▶ **EXERCISE BRIEF**
Copy each line below in which the word "script" occurs.

═══ WORKING DATA

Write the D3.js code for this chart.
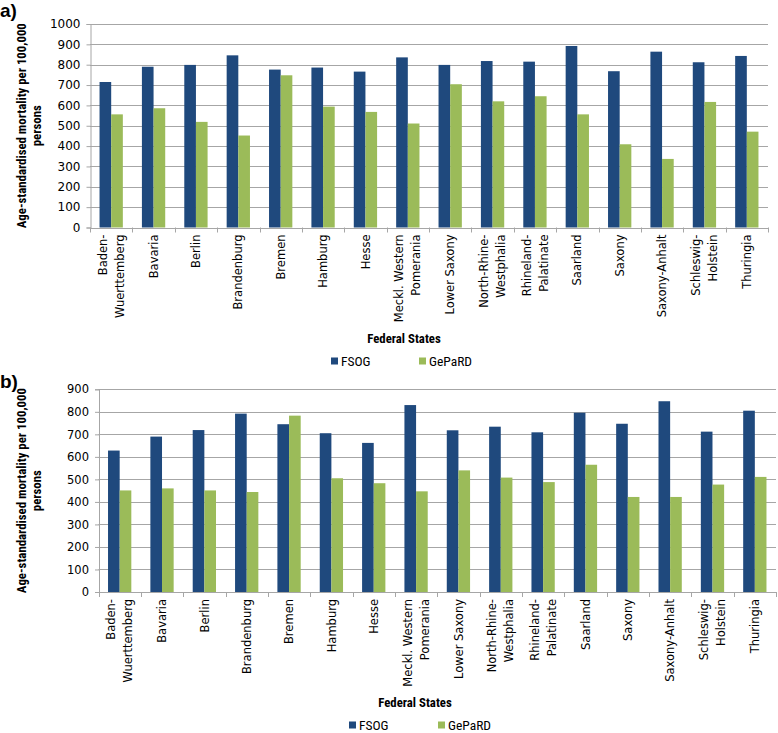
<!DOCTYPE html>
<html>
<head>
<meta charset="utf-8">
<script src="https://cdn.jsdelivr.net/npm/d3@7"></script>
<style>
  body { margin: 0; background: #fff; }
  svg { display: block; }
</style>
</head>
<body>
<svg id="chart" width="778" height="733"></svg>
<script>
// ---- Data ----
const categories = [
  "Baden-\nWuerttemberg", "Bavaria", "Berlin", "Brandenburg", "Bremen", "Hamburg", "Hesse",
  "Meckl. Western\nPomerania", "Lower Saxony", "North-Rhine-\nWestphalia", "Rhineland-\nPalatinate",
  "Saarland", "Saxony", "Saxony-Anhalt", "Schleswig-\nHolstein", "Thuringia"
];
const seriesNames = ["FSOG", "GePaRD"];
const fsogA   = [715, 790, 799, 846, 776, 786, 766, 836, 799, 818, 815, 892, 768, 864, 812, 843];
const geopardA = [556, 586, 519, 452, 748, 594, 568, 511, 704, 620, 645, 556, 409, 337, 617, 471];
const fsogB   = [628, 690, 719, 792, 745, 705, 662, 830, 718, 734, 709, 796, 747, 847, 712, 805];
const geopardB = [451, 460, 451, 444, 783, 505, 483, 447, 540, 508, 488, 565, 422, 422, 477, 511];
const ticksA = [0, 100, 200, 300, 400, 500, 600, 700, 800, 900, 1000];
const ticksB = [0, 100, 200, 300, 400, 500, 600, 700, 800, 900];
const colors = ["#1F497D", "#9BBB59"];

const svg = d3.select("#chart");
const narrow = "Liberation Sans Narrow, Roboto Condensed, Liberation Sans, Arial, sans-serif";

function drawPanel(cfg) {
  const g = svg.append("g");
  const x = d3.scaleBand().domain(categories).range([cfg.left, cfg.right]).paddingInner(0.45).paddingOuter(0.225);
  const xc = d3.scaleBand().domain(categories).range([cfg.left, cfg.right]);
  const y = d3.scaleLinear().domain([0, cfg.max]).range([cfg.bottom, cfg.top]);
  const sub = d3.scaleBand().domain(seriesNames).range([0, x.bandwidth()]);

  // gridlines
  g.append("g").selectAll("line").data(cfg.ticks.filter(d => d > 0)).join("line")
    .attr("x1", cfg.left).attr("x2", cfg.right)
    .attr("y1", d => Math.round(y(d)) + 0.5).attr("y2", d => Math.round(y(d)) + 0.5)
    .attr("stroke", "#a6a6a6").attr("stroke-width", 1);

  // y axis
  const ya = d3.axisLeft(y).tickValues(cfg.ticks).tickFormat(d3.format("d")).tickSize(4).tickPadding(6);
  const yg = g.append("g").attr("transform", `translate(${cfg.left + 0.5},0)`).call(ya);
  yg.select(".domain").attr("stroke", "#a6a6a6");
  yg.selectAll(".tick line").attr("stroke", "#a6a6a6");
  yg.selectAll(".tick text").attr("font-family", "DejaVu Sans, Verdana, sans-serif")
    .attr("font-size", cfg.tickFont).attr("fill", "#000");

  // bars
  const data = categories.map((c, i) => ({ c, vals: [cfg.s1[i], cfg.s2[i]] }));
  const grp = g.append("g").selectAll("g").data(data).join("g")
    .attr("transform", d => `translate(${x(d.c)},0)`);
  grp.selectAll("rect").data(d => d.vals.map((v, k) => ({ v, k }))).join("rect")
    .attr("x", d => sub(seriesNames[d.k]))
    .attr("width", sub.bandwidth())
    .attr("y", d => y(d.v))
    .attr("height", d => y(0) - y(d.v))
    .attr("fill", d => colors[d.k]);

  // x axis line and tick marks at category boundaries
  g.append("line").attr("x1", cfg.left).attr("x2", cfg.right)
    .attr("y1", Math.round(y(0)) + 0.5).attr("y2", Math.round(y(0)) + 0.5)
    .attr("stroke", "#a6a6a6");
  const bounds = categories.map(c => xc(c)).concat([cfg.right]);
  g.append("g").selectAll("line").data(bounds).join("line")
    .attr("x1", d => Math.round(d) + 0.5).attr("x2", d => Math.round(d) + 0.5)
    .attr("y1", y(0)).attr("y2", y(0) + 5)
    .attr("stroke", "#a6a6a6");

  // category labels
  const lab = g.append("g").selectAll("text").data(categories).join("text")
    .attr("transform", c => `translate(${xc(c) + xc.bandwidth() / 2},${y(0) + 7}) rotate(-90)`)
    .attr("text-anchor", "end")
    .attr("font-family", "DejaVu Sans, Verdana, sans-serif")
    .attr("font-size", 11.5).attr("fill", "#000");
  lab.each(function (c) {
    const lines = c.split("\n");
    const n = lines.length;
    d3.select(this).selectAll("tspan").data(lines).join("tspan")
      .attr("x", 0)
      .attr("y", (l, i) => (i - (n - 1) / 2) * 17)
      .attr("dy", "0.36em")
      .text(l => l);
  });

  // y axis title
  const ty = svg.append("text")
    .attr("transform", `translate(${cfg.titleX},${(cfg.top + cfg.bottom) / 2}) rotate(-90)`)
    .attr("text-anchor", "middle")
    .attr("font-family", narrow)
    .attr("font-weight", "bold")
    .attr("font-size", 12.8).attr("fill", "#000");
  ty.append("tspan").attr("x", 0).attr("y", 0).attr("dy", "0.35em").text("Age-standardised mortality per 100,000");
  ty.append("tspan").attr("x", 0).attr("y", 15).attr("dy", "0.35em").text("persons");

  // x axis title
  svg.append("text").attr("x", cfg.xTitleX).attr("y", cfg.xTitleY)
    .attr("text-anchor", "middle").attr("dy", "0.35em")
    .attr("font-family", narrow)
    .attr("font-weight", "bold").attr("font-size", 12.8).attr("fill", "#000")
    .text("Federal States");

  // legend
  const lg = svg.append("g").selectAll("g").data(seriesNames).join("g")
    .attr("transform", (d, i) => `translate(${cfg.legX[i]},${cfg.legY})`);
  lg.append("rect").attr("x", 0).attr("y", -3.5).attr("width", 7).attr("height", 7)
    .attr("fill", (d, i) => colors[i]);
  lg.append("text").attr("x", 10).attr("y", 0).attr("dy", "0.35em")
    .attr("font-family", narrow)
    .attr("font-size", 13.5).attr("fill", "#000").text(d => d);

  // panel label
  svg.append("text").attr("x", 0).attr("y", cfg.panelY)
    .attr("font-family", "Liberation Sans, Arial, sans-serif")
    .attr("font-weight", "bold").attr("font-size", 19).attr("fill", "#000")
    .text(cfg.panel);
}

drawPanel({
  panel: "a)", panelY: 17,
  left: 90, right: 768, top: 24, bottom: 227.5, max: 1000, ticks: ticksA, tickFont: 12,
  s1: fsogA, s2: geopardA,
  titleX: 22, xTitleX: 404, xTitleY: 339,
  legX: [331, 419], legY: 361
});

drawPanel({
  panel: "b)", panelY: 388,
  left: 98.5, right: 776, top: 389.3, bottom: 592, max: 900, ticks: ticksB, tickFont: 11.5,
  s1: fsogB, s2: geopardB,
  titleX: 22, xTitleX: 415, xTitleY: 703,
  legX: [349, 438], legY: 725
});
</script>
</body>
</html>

══════
═══ WORKING DATA

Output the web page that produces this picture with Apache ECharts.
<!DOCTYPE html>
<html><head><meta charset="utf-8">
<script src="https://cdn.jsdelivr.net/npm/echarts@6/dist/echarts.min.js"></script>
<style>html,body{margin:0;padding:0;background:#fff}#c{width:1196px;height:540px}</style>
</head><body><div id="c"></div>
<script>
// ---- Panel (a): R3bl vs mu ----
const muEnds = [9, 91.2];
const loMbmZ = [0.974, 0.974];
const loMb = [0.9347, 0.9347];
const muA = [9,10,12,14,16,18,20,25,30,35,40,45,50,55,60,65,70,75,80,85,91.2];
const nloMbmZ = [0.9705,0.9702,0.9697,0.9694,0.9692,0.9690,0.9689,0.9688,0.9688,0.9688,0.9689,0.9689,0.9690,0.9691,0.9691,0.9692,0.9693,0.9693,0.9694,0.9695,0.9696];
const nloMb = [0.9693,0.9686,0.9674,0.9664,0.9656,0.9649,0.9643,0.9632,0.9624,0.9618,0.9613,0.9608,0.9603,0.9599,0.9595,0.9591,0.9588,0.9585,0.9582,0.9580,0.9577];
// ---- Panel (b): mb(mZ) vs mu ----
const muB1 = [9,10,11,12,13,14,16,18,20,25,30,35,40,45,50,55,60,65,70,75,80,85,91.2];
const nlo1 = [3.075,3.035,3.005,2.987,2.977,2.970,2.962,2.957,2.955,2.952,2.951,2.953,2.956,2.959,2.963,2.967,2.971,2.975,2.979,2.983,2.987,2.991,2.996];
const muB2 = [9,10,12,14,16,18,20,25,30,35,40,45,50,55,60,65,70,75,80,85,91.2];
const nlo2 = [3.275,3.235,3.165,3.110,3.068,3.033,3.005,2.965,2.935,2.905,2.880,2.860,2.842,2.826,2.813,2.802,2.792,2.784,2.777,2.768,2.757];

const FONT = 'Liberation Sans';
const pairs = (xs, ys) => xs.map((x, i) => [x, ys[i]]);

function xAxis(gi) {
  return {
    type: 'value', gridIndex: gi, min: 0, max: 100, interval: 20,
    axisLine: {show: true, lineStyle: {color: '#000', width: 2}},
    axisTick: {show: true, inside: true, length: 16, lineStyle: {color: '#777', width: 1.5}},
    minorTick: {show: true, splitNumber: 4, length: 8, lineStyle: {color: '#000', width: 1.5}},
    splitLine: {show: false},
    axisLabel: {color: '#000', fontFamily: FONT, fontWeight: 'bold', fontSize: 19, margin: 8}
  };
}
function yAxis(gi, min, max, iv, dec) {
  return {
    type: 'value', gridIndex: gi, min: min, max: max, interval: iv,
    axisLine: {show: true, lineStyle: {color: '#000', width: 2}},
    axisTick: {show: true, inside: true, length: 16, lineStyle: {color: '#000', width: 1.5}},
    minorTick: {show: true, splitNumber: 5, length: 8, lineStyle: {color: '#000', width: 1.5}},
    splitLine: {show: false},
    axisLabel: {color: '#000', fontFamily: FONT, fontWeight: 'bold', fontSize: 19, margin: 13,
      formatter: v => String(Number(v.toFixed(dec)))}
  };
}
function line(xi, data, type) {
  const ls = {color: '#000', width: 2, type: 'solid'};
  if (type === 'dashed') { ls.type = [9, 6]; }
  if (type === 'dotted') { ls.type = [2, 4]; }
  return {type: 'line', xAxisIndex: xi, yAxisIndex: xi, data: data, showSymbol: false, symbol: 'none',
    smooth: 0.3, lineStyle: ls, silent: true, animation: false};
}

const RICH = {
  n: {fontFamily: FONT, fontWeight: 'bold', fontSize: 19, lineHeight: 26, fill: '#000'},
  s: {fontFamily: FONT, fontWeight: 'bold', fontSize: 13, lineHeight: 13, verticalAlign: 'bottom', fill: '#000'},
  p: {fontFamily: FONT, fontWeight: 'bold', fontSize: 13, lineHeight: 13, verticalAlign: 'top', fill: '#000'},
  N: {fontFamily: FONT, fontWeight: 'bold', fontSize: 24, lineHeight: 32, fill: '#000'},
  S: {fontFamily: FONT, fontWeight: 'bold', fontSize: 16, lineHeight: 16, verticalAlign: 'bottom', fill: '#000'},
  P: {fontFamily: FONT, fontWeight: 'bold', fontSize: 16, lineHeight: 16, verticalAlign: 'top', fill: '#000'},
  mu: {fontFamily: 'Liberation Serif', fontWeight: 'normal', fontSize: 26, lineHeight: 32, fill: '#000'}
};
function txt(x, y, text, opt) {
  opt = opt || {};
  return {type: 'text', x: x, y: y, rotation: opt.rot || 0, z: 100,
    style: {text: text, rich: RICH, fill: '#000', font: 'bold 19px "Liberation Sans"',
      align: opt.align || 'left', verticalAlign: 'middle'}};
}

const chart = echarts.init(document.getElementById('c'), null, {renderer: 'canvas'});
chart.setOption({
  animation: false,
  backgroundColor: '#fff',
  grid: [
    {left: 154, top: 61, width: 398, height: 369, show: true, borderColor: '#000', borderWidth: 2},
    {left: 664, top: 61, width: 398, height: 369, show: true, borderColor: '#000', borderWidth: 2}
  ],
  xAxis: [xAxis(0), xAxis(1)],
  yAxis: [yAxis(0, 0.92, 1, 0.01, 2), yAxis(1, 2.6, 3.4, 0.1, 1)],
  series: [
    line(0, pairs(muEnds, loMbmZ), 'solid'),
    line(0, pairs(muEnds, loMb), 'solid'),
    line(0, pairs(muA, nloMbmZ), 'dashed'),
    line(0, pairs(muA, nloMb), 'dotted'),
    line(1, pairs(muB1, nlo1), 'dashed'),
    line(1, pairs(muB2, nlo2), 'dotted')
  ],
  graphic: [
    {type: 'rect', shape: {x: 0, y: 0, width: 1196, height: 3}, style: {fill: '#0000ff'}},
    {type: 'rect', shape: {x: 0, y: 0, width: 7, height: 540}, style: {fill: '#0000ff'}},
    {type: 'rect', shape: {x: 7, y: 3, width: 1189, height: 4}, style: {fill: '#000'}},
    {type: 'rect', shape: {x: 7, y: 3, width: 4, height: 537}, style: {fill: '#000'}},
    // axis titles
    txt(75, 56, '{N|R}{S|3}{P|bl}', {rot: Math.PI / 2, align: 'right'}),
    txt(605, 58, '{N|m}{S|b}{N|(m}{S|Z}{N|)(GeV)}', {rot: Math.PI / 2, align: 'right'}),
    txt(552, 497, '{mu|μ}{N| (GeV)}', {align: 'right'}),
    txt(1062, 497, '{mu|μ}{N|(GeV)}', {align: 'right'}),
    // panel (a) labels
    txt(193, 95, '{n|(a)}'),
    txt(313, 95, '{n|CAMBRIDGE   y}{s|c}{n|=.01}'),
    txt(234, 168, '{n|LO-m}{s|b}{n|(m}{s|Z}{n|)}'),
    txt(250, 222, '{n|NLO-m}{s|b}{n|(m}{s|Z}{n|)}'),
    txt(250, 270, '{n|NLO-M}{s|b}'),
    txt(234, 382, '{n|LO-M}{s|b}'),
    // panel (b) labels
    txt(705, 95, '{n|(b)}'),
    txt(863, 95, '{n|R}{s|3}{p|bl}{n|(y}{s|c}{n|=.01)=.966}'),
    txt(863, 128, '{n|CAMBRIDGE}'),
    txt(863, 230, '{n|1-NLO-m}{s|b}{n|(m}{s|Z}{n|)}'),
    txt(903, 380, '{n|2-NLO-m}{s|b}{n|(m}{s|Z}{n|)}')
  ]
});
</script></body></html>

══════
═══ WORKING DATA

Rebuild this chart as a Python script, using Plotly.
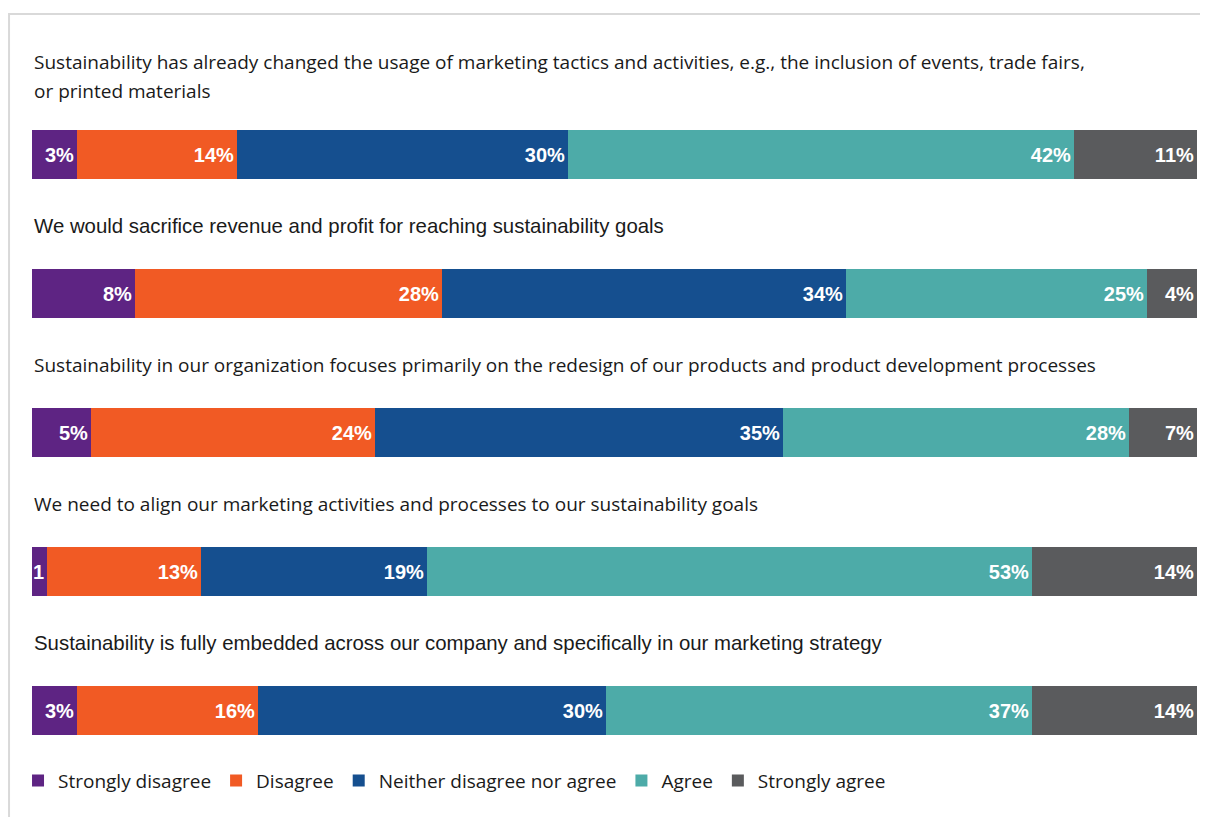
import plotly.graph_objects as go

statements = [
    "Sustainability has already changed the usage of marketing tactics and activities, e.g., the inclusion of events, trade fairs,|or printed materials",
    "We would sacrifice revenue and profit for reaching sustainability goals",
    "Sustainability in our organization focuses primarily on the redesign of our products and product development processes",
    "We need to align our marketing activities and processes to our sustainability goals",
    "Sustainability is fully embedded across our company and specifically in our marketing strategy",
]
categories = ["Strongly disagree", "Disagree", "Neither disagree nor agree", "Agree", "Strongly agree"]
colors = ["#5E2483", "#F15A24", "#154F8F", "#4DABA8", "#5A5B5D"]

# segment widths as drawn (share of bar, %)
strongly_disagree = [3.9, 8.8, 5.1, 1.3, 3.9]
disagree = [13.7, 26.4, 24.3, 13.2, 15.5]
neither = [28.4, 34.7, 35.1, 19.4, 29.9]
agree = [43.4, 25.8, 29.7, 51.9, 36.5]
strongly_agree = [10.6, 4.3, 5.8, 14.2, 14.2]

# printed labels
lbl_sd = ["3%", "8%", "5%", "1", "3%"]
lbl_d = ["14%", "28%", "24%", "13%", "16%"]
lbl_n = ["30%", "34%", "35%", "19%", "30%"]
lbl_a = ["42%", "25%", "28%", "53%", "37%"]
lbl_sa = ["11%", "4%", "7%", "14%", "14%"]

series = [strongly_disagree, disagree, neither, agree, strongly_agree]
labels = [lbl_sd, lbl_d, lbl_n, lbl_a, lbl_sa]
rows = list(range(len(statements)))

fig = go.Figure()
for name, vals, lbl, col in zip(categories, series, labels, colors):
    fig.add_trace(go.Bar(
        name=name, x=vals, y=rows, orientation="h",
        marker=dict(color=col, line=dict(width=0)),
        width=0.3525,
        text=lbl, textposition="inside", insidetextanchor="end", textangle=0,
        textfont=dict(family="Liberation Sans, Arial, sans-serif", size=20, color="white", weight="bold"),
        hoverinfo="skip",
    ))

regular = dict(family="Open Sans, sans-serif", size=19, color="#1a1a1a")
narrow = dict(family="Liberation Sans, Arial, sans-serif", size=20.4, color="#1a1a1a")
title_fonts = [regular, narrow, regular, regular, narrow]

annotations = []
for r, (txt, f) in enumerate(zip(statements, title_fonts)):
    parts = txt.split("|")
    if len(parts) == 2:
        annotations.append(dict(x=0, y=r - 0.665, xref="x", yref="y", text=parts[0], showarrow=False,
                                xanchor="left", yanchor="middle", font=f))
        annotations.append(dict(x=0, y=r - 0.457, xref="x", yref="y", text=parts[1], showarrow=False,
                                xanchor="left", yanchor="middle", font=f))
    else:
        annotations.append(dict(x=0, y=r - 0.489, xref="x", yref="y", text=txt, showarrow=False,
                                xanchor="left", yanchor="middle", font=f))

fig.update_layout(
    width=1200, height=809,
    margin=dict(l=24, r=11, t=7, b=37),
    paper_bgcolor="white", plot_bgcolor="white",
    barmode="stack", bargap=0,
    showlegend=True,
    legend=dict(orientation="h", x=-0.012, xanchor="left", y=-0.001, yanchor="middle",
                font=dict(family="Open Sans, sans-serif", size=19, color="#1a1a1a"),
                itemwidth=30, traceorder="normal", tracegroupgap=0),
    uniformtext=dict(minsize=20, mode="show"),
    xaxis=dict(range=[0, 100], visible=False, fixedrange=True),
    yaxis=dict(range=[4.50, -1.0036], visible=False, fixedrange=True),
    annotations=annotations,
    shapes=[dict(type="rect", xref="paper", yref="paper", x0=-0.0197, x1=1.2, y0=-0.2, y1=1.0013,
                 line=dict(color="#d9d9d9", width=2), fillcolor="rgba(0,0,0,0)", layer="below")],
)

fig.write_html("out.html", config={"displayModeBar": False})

══════

▶ **COMPLETE RESPONSE**
<script src="https://cdn.jsdelivr.net/npm/d3@7"></script>
<script>
</script>
<script src="https://cdn.jsdelivr.net/npm/echarts@6/dist/echarts.min.js"></script>
<script>
</script></body></html>
Rebuild this chart as a Python script, using Plotly.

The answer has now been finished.